We didn’t get far along talking Minnesota Twins baseball on the "Sports Talk" radio program on WDAY 970-AM on Thursday before a couple of callers started asking, "What’s wrong with closer Joe Nathan?" or "Does Joe Nathan make you nervous too?"
Now, before entering into such a discussion, I think a couple of facts have to be acknowledged from the get-go:
- Any ninth-inning save situation is going to be a nail-biter. That comes with the territory, so you’re always going to be nervous, whether it’s Eddie Guardado closing it out or Cy Young himself.
- Nathan is one of the premier – if not the premier – closers in the game. Really, who else is in his class? Mariano Rivera. Jonathan Papelbon. Jonathan Broxton. That’s about it. And I’m not sure I wouldn’t take Nathan over any of those guys. I probably would.

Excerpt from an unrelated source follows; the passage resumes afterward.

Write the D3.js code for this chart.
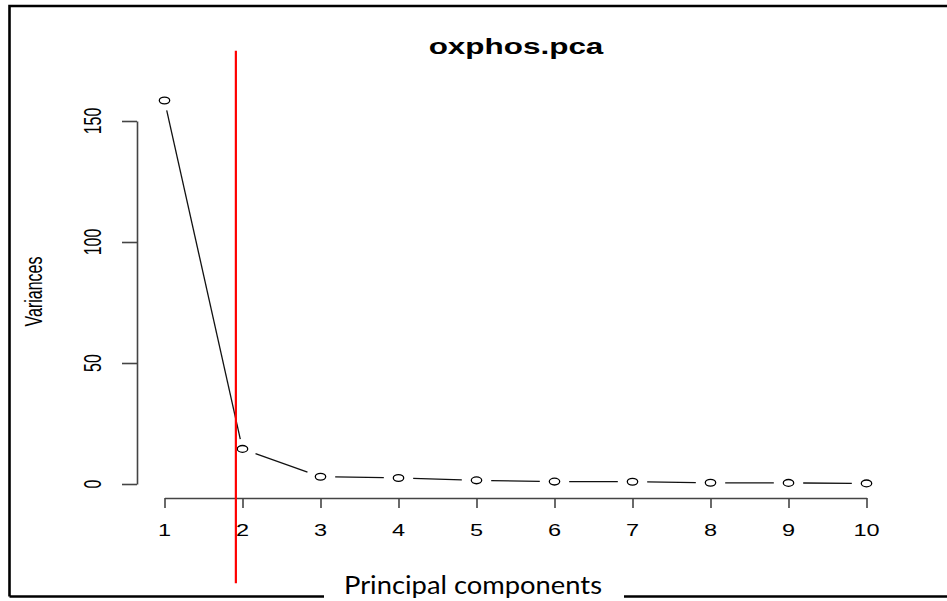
<!DOCTYPE html>
<html>
<head>
<meta charset="utf-8">
<script src="https://cdn.jsdelivr.net/npm/d3@7"></script>
<style>
  html, body { margin: 0; padding: 0; background: #fff; }
  svg { display: block; }
  .rtxt { font-family: "Liberation Sans", Arial, Helvetica, sans-serif; fill: #000; }
</style>
</head>
<body>
<svg id="chart" width="947" height="601"></svg>
<script>
// ---- data ----
const components = [1, 2, 3, 4, 5, 6, 7, 8, 9, 10];
const variances = [158.5, 14.5, 3.0, 2.5, 1.5, 1.0, 0.95, 0.5, 0.45, 0.25];
const xTickLabels = ["1", "2", "3", "4", "5", "6", "7", "8", "9", "10"];
const yTicks = [0, 50, 100, 150];
const yTickLabels = ["0", "50", "100", "150"];
const cutoffX = 1.915;            // red vertical marker
const cutoffSpan = [-41, 179];    // vertical extent of the marker in variance units
const title = "oxphos.pca";
const yLabel = "Variances";
const xLabel = "Principal components";

// ---- layout ----
const W = 947, H = 601;
const stretch = 1.47;   // horizontal stretch of the original R graphic
const svg = d3.select("#chart");

const x = d3.scaleLinear().domain([1, 10]).range([164.5, 866.5]);
const y = d3.scaleLinear().domain([0, 150]).range([484, 121]);

// frame (left, top, bottom; right edge is cropped)
const frame = svg.append("g").attr("stroke", "#000").attr("stroke-width", 2.6).attr("fill", "none");
frame.append("path").attr("d", `M9.5,596.5 L9.5,6 L${W + 5},6`);
frame.append("path").attr("d", `M9.5,596.5 L${W + 5},596.5`);

// y axis
const yAxis = d3.axisLeft(y).tickValues(yTicks).tickSize(15).tickSizeOuter(0).tickFormat("");
const gy = svg.append("g").attr("transform", "translate(137,0)").call(yAxis);
gy.selectAll("path, line").attr("stroke", "#444").attr("stroke-width", 1.6);
gy.selectAll("text").remove();
svg.append("g").selectAll("text").data(yTicks).join("text")
  .attr("class", "rtxt")
  .attr("font-size", 16)
  .attr("text-anchor", "middle")
  .attr("transform", d => `translate(101,${y(d)}) scale(${stretch},1) rotate(-90)`)
  .text((d, i) => yTickLabels[i]);

// x axis
const xAxis = d3.axisBottom(x).tickValues(components).tickSize(10).tickSizeOuter(0).tickFormat("");
const gx = svg.append("g").attr("transform", "translate(0,498)").call(xAxis);
gx.selectAll("path, line").attr("stroke", "#444").attr("stroke-width", 1.6);
gx.selectAll("text").remove();
svg.append("g").selectAll("text").data(components).join("text")
  .attr("class", "rtxt")
  .attr("font-size", 16)
  .attr("text-anchor", "middle")
  .attr("transform", d => `translate(${x(d)},536) scale(${stretch},1)`)
  .text((d, i) => xTickLabels[i]);

// title
svg.append("text")
  .attr("class", "rtxt")
  .attr("font-size", 22)
  .attr("font-weight", "bold")
  .attr("text-anchor", "middle")
  .attr("transform", `translate(516,54) scale(1.43,1)`)
  .text(title);

// y label
svg.append("text")
  .attr("class", "rtxt")
  .attr("font-size", 16)
  .attr("text-anchor", "middle")
  .attr("transform", `translate(41.5,291.5) scale(${stretch},1) rotate(-90)`)
  .text(yLabel);

// connecting segments with gaps around points (R type = "b")
const pts = components.map((c, i) => [x(c), y(variances[i])]);
const gap = 10;
const segs = [];
for (let i = 0; i < pts.length - 1; i++) {
  const [x0, y0] = pts[i], [x1, y1] = pts[i + 1];
  const du = (x1 - x0) / stretch, dv = y1 - y0;
  const len = Math.hypot(du, dv);
  if (len <= 2 * gap) continue;
  const ux = du / len, uy = dv / len;
  segs.push([
    x0 + ux * gap * stretch, y0 + uy * gap,
    x1 - ux * gap * stretch, y1 - uy * gap
  ]);
}
svg.append("g").selectAll("line").data(segs).join("line")
  .attr("x1", d => d[0]).attr("y1", d => d[1])
  .attr("x2", d => d[2]).attr("y2", d => d[3])
  .attr("stroke", "#111").attr("stroke-width", 1.3);

// points (open circles, stretched)
svg.append("g").selectAll("ellipse").data(components).join("ellipse")
  .attr("cx", d => x(d))
  .attr("cy", (d, i) => y(variances[i]))
  .attr("rx", 5.2).attr("ry", 3.4)
  .attr("fill", "none").attr("stroke", "#000").attr("stroke-width", 1.3);

// red cutoff line
svg.append("line")
  .attr("x1", x(cutoffX)).attr("x2", x(cutoffX))
  .attr("y1", y(cutoffSpan[1])).attr("y2", y(cutoffSpan[0]))
  .attr("stroke", "#ff0000").attr("stroke-width", 2.2);

// x label box (covers bottom frame line)
svg.append("rect")
  .attr("x", 324).attr("y", 560).attr("width", 300).attr("height", 41)
  .attr("fill", "#fff");
svg.append("text")
  .attr("x", 344).attr("y", 594)
  .attr("font-family", "Lato, 'Open Sans', sans-serif")
  .attr("font-size", 25)
  .attr("fill", "#000")
  .attr("textLength", 258)
  .attr("lengthAdjust", "spacingAndGlyphs")
  .text(xLabel);
</script>
</body>
</html>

As far as Nathan goes, most people who wonder whether or not he’s at his best – including myself – point to the 53-pitch outing he had against the Kansas City Royals on Aug. 21 as the beginning of his so-called troubles. It was a brutal outing, but only by Nathan’s standards: 2 IPs, 4 Hs, 1 ER, and ultimately, a blown save. And that’s a lot of pitches by Nathan’s standards, too.

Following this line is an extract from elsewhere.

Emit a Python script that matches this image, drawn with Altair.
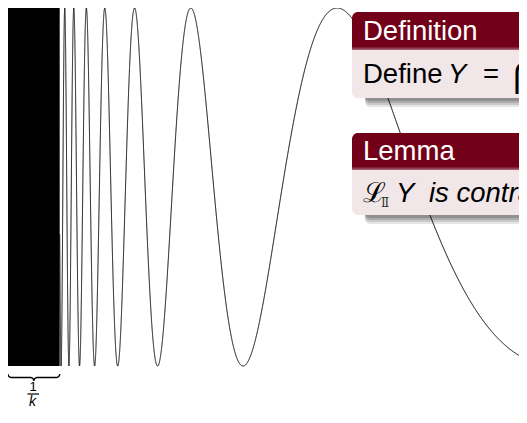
import numpy as np
import pandas as pd
import altair as alt

# ---- chart content -------------------------------------------------------
# Topologist's sine curve  y = sin(1/x), shown for 0 < x <= x_max;
# the part x < 1/k (k = 50) oscillates so fast that it is drawn solid.
x_max = 0.1977
k = 50
x_dense = 1.0 / k
u_step = 0.004                      # sampling step in 1/x

def_title = "Definition"
def_body = ["Define", "Y", "=", "\u22c2"]
lemma_title = "Lemma"
lemma_body = ["\u2112", "\u2161", "Y", "is contractible"]
frac_num = "1"
frac_den = "k"

# ---- layout (pixels) -----------------------------------------------------
W, H = 511, 401
CURVE_H = 358
y_lo = 1 - 2 * H / CURVE_H
FONT = "Liberation Sans"
HEAD = "#720019"
BODY = "#F1E6E8"

xs = alt.Scale(domain=[0, x_max], nice=False, zero=False)
ys = alt.Scale(domain=[y_lo, 1], nice=False, zero=False)

u = np.arange(1 / x_max, 1 / x_dense, u_step)
curve = pd.DataFrame({"x": 1 / u, "y": np.sin(u)})

block = pd.DataFrame({"x0": [0.0], "x1": [x_dense], "y0": [-1.0], "y1": [1.0]})

# brace under the solid block
px_per_x = W / x_max
bw = x_dense * px_per_x
r = 3.5
py0 = 366.0
th = np.linspace(0, np.pi / 2, 12)
left = list(zip(r - r * np.cos(th), py0 + r * np.sin(th)))
mid = list(zip(bw / 2 - r + r * np.sin(th), py0 + 2 * r - r * np.cos(th)))
half = left + mid
full = half + [(bw - px, py) for px, py in reversed(half)]
brace = pd.DataFrame({
    "x": [p[0] / px_per_x for p in full],
    "y": [1 - 2 * p[1] / CURVE_H for p in full],
    "i": list(range(len(full))),
})

one = pd.DataFrame({"a": [0]})

base_line = alt.Chart(curve).mark_line(color="black", strokeWidth=1, clip=True).encode(
    x=alt.X("x:Q", scale=xs, axis=None),
    y=alt.Y("y:Q", scale=ys, axis=None),
)
block_rect = alt.Chart(block).mark_rect(color="black").encode(
    x=alt.X("x0:Q", scale=xs, axis=None), x2="x1:Q",
    y=alt.Y("y0:Q", scale=ys, axis=None), y2="y1:Q",
)
brace_line = alt.Chart(brace).mark_line(color="black", strokeWidth=1.4).encode(
    x=alt.X("x:Q", scale=xs, axis=None),
    y=alt.Y("y:Q", scale=ys, axis=None),
    order="i:Q",
)


def rect(x1, x2, y1, y2, **kw):
    return alt.Chart(one).mark_rect(**kw).encode(
        x=alt.value(x1), x2=alt.value(x2), y=alt.value(y1), y2=alt.value(y2))


def txt(s, x, y, size, color="black", style="normal", align="left", font=FONT):
    return alt.Chart(one).mark_text(
        text=s, font=font, fontSize=size, color=color, fontStyle=style,
        align=align, baseline="alphabetic").encode(x=alt.value(x), y=alt.value(y))


layers = [block_rect, base_line, brace_line]

# fraction 1/k
layers += [
    txt(frac_num, 25, 383, 13, align="center"),
    alt.Chart(one).mark_rule(color="black", strokeWidth=1.2).encode(
        x=alt.value(19.5), x2=alt.value(31), y=alt.value(386)),
    txt(frac_den, 24.5, 398, 14, style="italic", align="center"),
]

# blocks
for top, hb, bot in [(4, 42, 90), (125, 162, 207)]:
    for d, op in [(9, 0.10), (7, 0.12), (5, 0.14), (3, 0.16)]:
        layers.append(rect(357, 700, bot - 20, bot + d, color="black", opacity=op,
                           cornerRadius=5))
    layers.append(rect(344, 700, top, hb, color=HEAD, cornerRadiusTopLeft=6))
    layers.append(rect(344, 700, hb, bot, color=BODY, cornerRadiusBottomLeft=6))
    layers.append(rect(344, 700, hb - 3, hb, color="#8a3348", opacity=0.6))
    layers.append(rect(344, 700, hb - 1.5, hb, color="#b98593", opacity=0.6))

layers += [
    txt(def_title, 355, 32, 27.5, color="white"),
    txt(def_body[0], 355, 75, 27.5),
    txt(def_body[1], 440, 75, 27.5, style="italic"),
    txt(def_body[2], 475, 75, 27.5),
    txt(def_body[3], 505, 79, 36),
    txt(lemma_title, 355, 152, 27.5, color="white"),
    txt(lemma_body[0], 355, 194, 27.5, font="DejaVu Serif"),
    txt(lemma_body[1], 373, 199, 12, font="DejaVu Serif", color="#333333"),
    txt(lemma_body[2], 388, 194, 27.5, style="italic"),
    txt(lemma_body[3], 421, 194, 27.5, style="italic"),
]

chart = alt.layer(*layers).properties(
    width=W, height=H, padding=0,
    autosize=alt.AutoSizeParams(type="none"),
).configure_view(stroke=None)

chart.save("out.html", embed_options={"renderer": "svg", "actions": False})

The numbers dating back to Aug. 21 are: 16 games, 16.1 innings, 13 Hs, 7 ERs, 10 BBs, 22 Ks.
Not too shabby, really. Only two blown saves, including the Aug. 21 appearance. That’s good for a 3.86 ERA over that stretch, which is about a run higher than his career ERA, but still nothing to sound the alarms over. And 22 strikeouts in 16.1 innings? Well, it’s tough to beat that.
If any two numbers over those 16 appearances stand out to me, it’s the 10 walks and the four homers allowed.
- First, the walks. That’s roughly 5.5 walks per 9 innings, much higher than his career average of 3.5 BBs/9 IPs. In none of his previous three seasons, he’s reached 20 walks in a season, so 10 in 16 appearances is much higher than Twins fans are used to.
- And for Nathan to give up four homers in 16 games is unusual, too. On average, he’s given up just four homers per season in his previous five seasons. He’s given up six this season now, his highest total since joining the Twins in an offseason trade prior to the 2004 season.
Back to the question, "What’s wrong with Joe Nathan?" Well, there’s definitely some trends in his recent performances that by his standards are unusual. In this 16-game stretch, he’s given up a season’s worth of homers and issued walks at a 60 percent higher clip than he normally does in his career.
There are a number of possible explanations for this. He could just be suffering from fatigue, or maybe there’s something mechanically wrong. Some suggest his confidence is shaken, but I think he’s wiggled out of far too many jams for that to be the case. Let’s remember, he’s only blown two saves in those 16 games. And it’s quite possible too that nothing is wrong with him, that maybe it’s just an anomaly.
But Nathan, even when he’s not at his best, is still better than 90 percent of the closers in baseball.